Maybe that sounds like the normal to you. Up home, it’s different. I mean yes, you want money and a job, but there’s a hundred other things you do for getting by, especially older people and farmers with the crops, tomato
gardens and such. Hunting and fishing, plus all the woman things, making
quilts and clothes. Whether big or small, you’ve always got the place you’re living on. I’ve known people to raise a beef in the yard behind their rented trailer. I was getting the picture now on why June’s doom castle had freaked me out. Having some ground to stand on, that’s our whole basis. It’s the
bags of summer squash and shelly beans everybody gives you from their gardens, and on from there. The porch rockers where the mammaws get together and knit baby clothes for the pregnant high school girls.
Sandwiches the church ladies pack for the hungrier kids to take home on weekends. Honestly, I would call us the juice economy. Or I guess used to be, up until everybody started getting wrecked on the newer product. We did not save our juice, we would give it to each and all we meet, because we’re going to need some of that back before long, along with the free
advice and power tools. Covered dishes for a funeral, porch music for a wedding, extra hands for getting the tobacco in. Just talking about it made me homesick for the life of unlocked doors that Chartrain called Not the
Real World. You couldn’t see him sticking around one day in Lee County. We all want what we’re used to.

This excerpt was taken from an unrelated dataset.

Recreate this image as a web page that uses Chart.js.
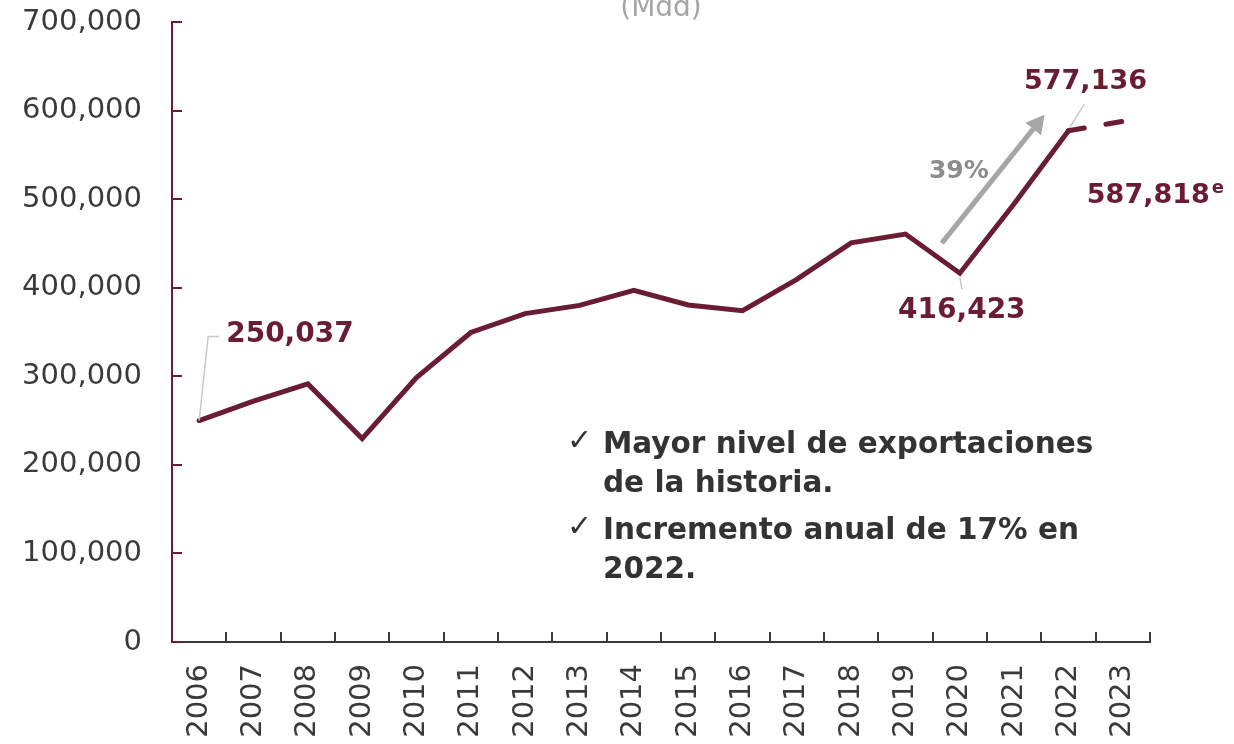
<!DOCTYPE html>
<html lang="es">
<head>
    <meta charset="UTF-8">
    <title>Exportaciones totales (Mdd)</title>
    <script src="https://cdn.jsdelivr.net/npm/chart.js"></script>
    <style>
        html, body {
            margin: 0;
            padding: 0;
            background: #fff;
            overflow: hidden;
        }
        #wrap {
            width: 1234px;
            height: 744px;
        }
    </style>
</head>
<body>
    <div id="wrap"><canvas id="chart" width="1234" height="744"></canvas></div>

    <script>
        // datos (millones de dólares)
        const years = ['2006', '2007', '2008', '2009', '2010', '2011', '2012', '2013', '2014',
                       '2015', '2016', '2017', '2018', '2019', '2020', '2021', '2022', '2023'];
        const exportsMdd = [250037, 271875, 291343, 229704, 298473, 349433, 370770, 380015, 396912,
                            380550, 373948, 409401, 450685, 460604, 416423, 494765, 577136, 587818];
        const yTicks = [0, 100000, 200000, 300000, 400000, 500000, 600000, 700000];
        const notes = ['Mayor nivel de exportaciones', 'de la historia.', 'Incremento anual de 17% en', '2022.'];

        const guinda = '#691c32';
        const textDark = '#333333';
        const fontFam = "'DejaVu Sans', sans-serif";
        const fmt = v => v.toLocaleString('en-US');

        // marcas, etiquetas y flecha
        const extras = {
            id: 'extras',
            afterDraw(chart) {
                const { ctx, chartArea: a } = chart;
                const x = chart.scales.x, y = chart.scales.y;
                const pt = i => ({ x: x.getPixelForValue(i), y: y.getPixelForValue(exportsMdd[i]) });
                ctx.save();

                // ticks hacia adentro
                ctx.lineWidth = 2;
                ctx.strokeStyle = guinda;
                yTicks.forEach(v => {
                    const py = Math.round(y.getPixelForValue(v));
                    ctx.beginPath(); ctx.moveTo(a.left, py); ctx.lineTo(a.left + 10, py); ctx.stroke();
                });
                const half = (x.getPixelForValue(1) - x.getPixelForValue(0)) / 2;
                ctx.strokeStyle = '#3a3a3a';
                years.forEach((yr, i) => {
                    const px = Math.round(x.getPixelForValue(i) + half);
                    ctx.beginPath(); ctx.moveTo(px, a.bottom); ctx.lineTo(px, a.bottom - 10); ctx.stroke();
                });

                // titulo
                ctx.fillStyle = '#a6a6a6';
                ctx.font = '28px ' + fontFam;
                ctx.textAlign = 'center';
                ctx.textBaseline = 'alphabetic';
                ctx.fillText('(Mdd)', (a.left + a.right) / 2, 16);

                // lineas guia
                ctx.strokeStyle = '#c8c8c8';
                ctx.lineWidth = 1.5;
                const p0 = pt(0), p14 = pt(14), p16 = pt(16), p17 = pt(17);
                ctx.beginPath();
                ctx.moveTo(p0.x, p0.y); ctx.lineTo(p0.x + 9, p0.y - 84); ctx.lineTo(p0.x + 20, p0.y - 84);
                ctx.moveTo(p14.x, p14.y + 4); ctx.lineTo(p14.x + 2, p14.y + 16);
                ctx.moveTo(p16.x + 1, p16.y - 3); ctx.lineTo(p16.x + 16, p16.y - 27);
                ctx.stroke();

                // etiquetas de valores
                ctx.fillStyle = guinda;
                ctx.font = 'bold 28px ' + fontFam;
                ctx.textBaseline = 'middle';
                ctx.textAlign = 'left';
                ctx.fillText(fmt(exportsMdd[0]), p0.x + 27, p0.y - 86);
                ctx.textAlign = 'center';
                ctx.fillText(fmt(exportsMdd[14]), p14.x + 2, p14.y + 38);
                ctx.font = 'bold 27px ' + fontFam;
                ctx.fillText(fmt(exportsMdd[16]), p16.x + 17, p16.y - 49);
                ctx.textAlign = 'left';
                const t23 = fmt(exportsMdd[17]);
                ctx.fillText(t23, p17.x - 36, p17.y + 75);
                const w23 = ctx.measureText(t23).width;
                ctx.font = 'bold 18px ' + fontFam;
                ctx.fillText('e', p17.x - 36 + w23 + 2, p17.y + 67);

                // flecha 39%
                const ax0 = p14.x - 18, ay0 = p14.y - 30;
                const ax1 = p16.x - 24, ay1 = p16.y - 16;
                const ang = Math.atan2(ay1 - ay0, ax1 - ax0);
                const headL = 18, headW = 10;
                ctx.strokeStyle = '#a6a6a6';
                ctx.fillStyle = '#a6a6a6';
                ctx.lineWidth = 5;
                ctx.beginPath();
                ctx.moveTo(ax0, ay0);
                ctx.lineTo(ax1 - headL * Math.cos(ang), ay1 - headL * Math.sin(ang));
                ctx.stroke();
                ctx.beginPath();
                ctx.moveTo(ax1, ay1);
                ctx.lineTo(ax1 - headL * Math.cos(ang) + headW * Math.sin(ang), ay1 - headL * Math.sin(ang) - headW * Math.cos(ang));
                ctx.lineTo(ax1 - headL * Math.cos(ang) - headW * Math.sin(ang), ay1 - headL * Math.sin(ang) + headW * Math.cos(ang));
                ctx.closePath();
                ctx.fill();
                ctx.fillStyle = '#8c8c8c';
                ctx.font = 'bold 25px ' + fontFam;
                ctx.textAlign = 'center';
                ctx.fillText('39%', p14.x - 1, p14.y - 102);

                // notas
                const nx = a.left + 431;
                const lines = [a.top + 423, a.top + 462, a.top + 509, a.top + 548];
                ctx.fillStyle = textDark;
                ctx.textAlign = 'left';
                ctx.font = '30px ' + fontFam;
                ctx.fillText('\u2713', nx - 36, lines[0] - 3);
                ctx.fillText('\u2713', nx - 36, lines[2] - 3);
                ctx.font = 'bold 29.5px ' + fontFam;
                notes.forEach((n, i) => ctx.fillText(n, nx, lines[i]));

                ctx.restore();
            }
        };

        const ctx = document.getElementById('chart').getContext('2d');
        new Chart(ctx, {
            type: 'line',
            data: {
                labels: years,
                datasets: [{
                    data: exportsMdd,
                    borderColor: guinda,
                    borderWidth: 5,
                    borderCapStyle: 'round',
                    borderJoinStyle: 'miter',
                    pointRadius: 0,
                    tension: 0,
                    fill: false,
                    segment: {
                        borderDash: c => c.p1DataIndex === years.length - 1 ? [16, 22] : undefined
                    }
                }]
            },
            options: {
                responsive: false,
                animation: false,
                layout: { padding: { top: 22, right: 84, left: 0, bottom: 0 } },
                plugins: {
                    legend: { display: false },
                    tooltip: { enabled: false }
                },
                scales: {
                    x: {
                        offset: true,
                        grid: { drawOnChartArea: false, drawTicks: false, offset: true },
                        border: { color: '#3a3a3a', width: 2 },
                        ticks: {
                            autoSkip: false,
                            minRotation: 90,
                            maxRotation: 90,
                            padding: 22,
                            color: '#3a3a3a',
                            font: { family: fontFam, size: 29 }
                        },
                        afterFit: s => { s.height = 102; s.paddingTop = 0; s.paddingBottom = 0; }
                    },
                    y: {
                        min: 0,
                        max: 700000,
                        grid: { drawOnChartArea: false, drawTicks: false },
                        border: { color: guinda, width: 2 },
                        afterBuildTicks: s => { s.ticks = yTicks.map(v => ({ value: v })); },
                        ticks: {
                            padding: 30,
                            color: '#3a3a3a',
                            font: { family: fontFam, size: 29 },
                            callback: v => fmt(v)
                        },
                        afterFit: s => { s.width = 172; s.paddingTop = 0; s.paddingBottom = 0; }
                    }
                }
            },
            plugins: [extras]
        });
    </script>
</body>
</html>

Tommy and I discussed this nonsense way too much, with all my emailing at the library involving some degree of shenanigans with a hot librarian named Lyra, more on her later. I expected nothing to come of it. Mostly, it was Tommy being aggravated. He pointed out how a lot of our land-people things we do for getting by, like farmer, fishing, hunting, making our own liquor, are the exact things that get turned into hateful
jokes on us. He wasn’t wrong, cartoonwise that shit refuses to die. Straw hat, fishing pole, XXX jug. Kill Stumpy Fiddles, along will come Jiggle Billy on adult swim. But all I could say was, Tommy, you know and I know, neither way is really better. In the long run it’s all just hustle. So our hustle
is different. So what?
And he said, I’m still figuring that part out.